THINK OUTSIDE THE BOX: As co-ownership becomes a popular antidote to unaffordability, expect to hear about ensuing acrimony.

“On paper, it seems like a great idea, but in reality…”

Steve Arruda, a Century 21 Regal Realty sales rep, agrees that unaffordability in cities like Toronto and Vancouver is catalyzing creating living arrangements, but he can see myriad problems arising from ones like co-ownership.

“Everybody has the best of plans, and on paper it looks perfect, but when they move in with each other, who’s responsible for what? What if one person wants to sell early because they got a job on the other side of the country or far outside of the city?”

While co-ownership between friends can be tricky, it becomes amplified when more than one family owns and shares a home.

“I’ve had ones where two friends bought a place together and thought it’d be a great idea and good for their families, but they didn’t buy a mansion,” said Arruda. “It was a crammed space for two families and four children. With the respective families or events they host, there will be issues that way. They have the best intentions, but when you’re living in a crammed space, function becomes a different story.

“It could be happy when two friends share but when you start bringing in partners—more personalities under one roof could cause a problem.”

Arruda concedes, however, that the arrangement has better likelihood of succeeding if a duplex is the shared abode. Not to say it won’t have its share of problems.

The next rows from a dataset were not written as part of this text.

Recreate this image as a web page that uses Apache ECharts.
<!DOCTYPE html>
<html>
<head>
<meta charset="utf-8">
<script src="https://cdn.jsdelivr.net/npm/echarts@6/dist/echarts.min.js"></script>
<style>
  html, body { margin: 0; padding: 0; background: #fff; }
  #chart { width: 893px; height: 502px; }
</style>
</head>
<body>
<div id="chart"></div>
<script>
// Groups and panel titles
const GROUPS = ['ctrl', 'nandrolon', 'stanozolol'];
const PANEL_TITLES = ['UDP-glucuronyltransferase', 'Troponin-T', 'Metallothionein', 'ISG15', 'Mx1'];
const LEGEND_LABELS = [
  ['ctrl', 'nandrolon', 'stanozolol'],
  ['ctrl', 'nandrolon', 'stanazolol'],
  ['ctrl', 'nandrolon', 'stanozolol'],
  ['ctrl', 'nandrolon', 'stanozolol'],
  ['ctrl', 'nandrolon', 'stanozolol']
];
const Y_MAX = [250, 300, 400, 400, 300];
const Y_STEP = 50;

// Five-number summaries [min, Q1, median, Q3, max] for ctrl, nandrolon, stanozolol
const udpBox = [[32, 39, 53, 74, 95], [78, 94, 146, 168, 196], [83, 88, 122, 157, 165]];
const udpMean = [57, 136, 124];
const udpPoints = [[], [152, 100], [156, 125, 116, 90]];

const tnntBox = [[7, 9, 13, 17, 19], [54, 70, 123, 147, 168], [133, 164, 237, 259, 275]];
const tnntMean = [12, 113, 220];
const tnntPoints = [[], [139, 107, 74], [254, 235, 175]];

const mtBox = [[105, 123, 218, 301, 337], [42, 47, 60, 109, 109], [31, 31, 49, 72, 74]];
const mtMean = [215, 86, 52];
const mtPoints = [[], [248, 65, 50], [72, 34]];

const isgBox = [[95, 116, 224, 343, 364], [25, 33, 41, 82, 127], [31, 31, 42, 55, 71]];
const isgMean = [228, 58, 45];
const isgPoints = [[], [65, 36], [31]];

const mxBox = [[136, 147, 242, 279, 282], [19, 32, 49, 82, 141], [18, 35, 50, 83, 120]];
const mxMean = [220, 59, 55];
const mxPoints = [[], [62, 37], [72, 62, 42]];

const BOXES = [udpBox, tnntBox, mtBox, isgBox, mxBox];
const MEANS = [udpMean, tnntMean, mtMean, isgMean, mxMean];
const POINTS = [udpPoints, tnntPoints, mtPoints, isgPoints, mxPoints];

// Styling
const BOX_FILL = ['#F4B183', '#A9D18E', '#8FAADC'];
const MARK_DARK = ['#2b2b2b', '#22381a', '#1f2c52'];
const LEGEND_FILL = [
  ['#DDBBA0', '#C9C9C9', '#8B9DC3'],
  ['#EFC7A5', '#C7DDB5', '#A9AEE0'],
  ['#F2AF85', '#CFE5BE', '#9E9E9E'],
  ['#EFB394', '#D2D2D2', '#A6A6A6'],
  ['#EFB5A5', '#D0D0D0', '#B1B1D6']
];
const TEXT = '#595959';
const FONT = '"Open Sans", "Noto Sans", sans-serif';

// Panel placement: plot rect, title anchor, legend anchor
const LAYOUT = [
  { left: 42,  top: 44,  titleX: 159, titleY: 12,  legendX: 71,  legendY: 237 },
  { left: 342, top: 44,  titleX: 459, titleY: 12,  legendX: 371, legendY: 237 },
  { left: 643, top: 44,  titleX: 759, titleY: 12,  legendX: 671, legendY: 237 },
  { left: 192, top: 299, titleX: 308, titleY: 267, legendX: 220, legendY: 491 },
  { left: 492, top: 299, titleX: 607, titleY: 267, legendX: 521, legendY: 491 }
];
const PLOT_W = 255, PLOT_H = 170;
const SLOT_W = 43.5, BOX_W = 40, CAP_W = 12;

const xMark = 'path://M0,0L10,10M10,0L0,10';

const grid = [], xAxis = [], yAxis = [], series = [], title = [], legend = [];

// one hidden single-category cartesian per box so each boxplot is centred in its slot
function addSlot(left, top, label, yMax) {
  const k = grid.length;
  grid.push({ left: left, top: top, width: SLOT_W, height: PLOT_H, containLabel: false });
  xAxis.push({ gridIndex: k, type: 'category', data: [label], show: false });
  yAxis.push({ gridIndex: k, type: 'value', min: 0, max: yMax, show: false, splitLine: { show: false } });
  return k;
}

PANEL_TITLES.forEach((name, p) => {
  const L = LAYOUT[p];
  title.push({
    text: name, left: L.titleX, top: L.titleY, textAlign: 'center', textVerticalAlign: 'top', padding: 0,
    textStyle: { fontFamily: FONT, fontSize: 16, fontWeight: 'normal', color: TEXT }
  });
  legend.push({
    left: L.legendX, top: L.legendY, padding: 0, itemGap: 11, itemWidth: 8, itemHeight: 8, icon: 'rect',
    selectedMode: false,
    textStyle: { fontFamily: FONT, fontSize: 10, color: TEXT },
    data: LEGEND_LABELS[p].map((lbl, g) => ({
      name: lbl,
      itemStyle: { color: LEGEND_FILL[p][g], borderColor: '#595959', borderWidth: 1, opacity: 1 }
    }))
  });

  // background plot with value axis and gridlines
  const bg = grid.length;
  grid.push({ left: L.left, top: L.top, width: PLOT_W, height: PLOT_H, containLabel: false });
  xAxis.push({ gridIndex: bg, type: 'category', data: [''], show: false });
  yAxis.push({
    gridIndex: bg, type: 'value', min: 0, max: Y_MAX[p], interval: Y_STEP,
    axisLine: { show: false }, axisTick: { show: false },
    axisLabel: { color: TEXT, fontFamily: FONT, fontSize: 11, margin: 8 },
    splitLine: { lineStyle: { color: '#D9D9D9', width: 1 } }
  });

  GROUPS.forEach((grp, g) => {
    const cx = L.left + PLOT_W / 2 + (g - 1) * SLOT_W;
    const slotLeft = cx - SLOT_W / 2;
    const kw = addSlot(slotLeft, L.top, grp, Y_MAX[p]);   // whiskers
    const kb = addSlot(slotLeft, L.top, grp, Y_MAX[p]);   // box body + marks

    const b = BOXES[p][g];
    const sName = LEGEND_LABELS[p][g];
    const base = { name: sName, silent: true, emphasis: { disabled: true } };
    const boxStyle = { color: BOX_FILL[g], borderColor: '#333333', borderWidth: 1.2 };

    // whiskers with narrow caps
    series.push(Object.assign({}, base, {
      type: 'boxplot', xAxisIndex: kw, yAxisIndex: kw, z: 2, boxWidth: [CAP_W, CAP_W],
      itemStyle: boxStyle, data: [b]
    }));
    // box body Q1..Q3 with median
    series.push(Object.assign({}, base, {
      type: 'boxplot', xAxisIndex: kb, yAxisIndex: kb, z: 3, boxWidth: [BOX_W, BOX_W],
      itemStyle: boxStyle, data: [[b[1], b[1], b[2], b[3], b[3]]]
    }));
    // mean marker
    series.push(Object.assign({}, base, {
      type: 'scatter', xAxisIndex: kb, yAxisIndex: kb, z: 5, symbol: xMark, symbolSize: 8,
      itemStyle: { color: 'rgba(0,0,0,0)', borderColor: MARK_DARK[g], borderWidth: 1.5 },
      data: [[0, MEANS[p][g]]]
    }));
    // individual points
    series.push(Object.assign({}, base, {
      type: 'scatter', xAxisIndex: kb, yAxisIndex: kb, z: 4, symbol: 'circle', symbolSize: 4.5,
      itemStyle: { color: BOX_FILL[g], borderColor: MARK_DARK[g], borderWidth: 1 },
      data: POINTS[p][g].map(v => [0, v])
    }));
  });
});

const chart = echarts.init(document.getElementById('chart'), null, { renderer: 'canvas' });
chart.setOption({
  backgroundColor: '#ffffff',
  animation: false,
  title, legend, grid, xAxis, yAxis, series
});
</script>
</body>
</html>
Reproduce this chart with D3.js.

“I find the best option for that is if the home is divided equally into a duplex, each with its own kitchen and bathroom, and maybe they have a shared living space,” he said. “But if one person wants to sell, the other has to sell or buy that person out.”

Manu Singh, a broker with Right At Home Realty, doesn’t recommend co-ownership but nevertheless suggests both parties draw up an exit strategy.

“They should have an agreement in place, an exit strategy,” he said. “Just a simple contract, not a complicated one, that lays out what the exit strategy is should one party decide to move on. If it’s for investment purposes, maybe the appreciation rate reaches such and such level and only then can the partner decide to sell.”

Singh also recommends a minimum hold period of five years “to recoup a lot of costs of the transaction, like the Land Transfer Tax.”